Task objective:
Gather every line below where "matplotlib" appears.

Given data:
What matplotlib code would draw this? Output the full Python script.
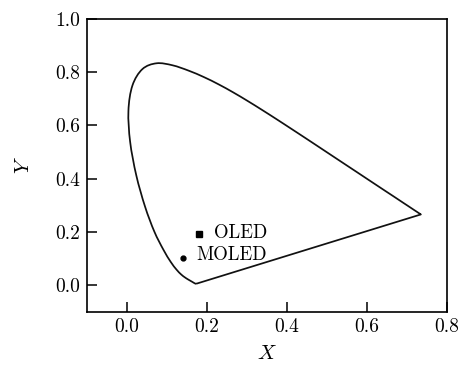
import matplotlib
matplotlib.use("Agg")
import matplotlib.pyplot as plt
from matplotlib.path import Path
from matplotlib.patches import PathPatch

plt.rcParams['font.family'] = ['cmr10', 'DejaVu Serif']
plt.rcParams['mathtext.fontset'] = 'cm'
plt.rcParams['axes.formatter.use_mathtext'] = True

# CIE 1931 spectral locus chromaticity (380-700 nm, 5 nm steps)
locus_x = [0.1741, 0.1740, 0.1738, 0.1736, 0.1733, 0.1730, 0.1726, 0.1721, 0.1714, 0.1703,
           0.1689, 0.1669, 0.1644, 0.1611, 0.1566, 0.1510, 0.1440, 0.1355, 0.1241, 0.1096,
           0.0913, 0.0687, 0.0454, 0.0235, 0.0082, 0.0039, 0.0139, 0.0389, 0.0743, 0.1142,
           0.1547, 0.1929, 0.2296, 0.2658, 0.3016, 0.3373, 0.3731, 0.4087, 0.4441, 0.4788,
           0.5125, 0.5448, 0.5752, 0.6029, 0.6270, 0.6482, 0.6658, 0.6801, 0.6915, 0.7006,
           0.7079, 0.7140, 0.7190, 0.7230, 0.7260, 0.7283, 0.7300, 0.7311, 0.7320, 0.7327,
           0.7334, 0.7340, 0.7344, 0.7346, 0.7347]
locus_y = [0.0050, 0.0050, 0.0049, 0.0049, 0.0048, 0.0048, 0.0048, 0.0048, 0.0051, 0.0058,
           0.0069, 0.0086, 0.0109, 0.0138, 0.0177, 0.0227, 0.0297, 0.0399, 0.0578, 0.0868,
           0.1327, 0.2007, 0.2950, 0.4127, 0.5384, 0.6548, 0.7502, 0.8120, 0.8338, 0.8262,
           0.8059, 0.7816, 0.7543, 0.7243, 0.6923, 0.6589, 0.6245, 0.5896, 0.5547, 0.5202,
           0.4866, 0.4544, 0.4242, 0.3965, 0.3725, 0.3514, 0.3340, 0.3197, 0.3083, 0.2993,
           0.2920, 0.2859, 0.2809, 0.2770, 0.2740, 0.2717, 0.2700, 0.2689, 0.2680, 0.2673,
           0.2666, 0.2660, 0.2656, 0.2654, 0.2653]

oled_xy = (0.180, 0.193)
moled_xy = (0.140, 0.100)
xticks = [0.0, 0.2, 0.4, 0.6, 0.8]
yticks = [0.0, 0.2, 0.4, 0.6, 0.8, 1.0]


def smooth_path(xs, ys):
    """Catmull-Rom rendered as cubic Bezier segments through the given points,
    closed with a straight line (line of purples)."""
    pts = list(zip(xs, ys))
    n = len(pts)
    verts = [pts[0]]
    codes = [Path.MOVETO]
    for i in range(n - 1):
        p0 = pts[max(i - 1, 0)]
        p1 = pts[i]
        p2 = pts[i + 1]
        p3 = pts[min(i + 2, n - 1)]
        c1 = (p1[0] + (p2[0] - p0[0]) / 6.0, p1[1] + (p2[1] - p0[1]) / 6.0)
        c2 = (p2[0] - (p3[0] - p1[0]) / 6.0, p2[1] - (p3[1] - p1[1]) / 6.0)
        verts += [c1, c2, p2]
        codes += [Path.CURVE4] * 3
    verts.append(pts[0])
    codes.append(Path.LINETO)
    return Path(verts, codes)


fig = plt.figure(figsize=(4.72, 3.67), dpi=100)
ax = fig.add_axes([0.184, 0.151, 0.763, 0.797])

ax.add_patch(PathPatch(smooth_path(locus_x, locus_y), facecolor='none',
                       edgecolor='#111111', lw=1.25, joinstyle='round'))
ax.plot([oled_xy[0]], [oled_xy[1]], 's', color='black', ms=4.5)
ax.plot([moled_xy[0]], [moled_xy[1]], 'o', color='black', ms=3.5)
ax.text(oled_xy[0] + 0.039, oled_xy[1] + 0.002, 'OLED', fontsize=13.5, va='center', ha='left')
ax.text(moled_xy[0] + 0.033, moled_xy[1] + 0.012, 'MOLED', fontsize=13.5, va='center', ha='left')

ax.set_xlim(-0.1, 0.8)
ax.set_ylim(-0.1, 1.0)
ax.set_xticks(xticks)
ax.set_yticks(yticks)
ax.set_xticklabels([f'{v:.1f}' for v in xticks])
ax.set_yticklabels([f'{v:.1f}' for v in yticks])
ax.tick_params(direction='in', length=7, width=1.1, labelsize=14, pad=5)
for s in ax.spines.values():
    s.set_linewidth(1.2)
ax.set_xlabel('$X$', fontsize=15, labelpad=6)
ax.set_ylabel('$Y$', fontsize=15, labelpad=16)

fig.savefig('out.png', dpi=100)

Written solution:
What matplotlib code would draw this? Output the full Python script.
import matplotlib
matplotlib.use("Agg")
import matplotlib.pyplot as plt
from matplotlib.path import Path
from matplotlib.patches import PathPatch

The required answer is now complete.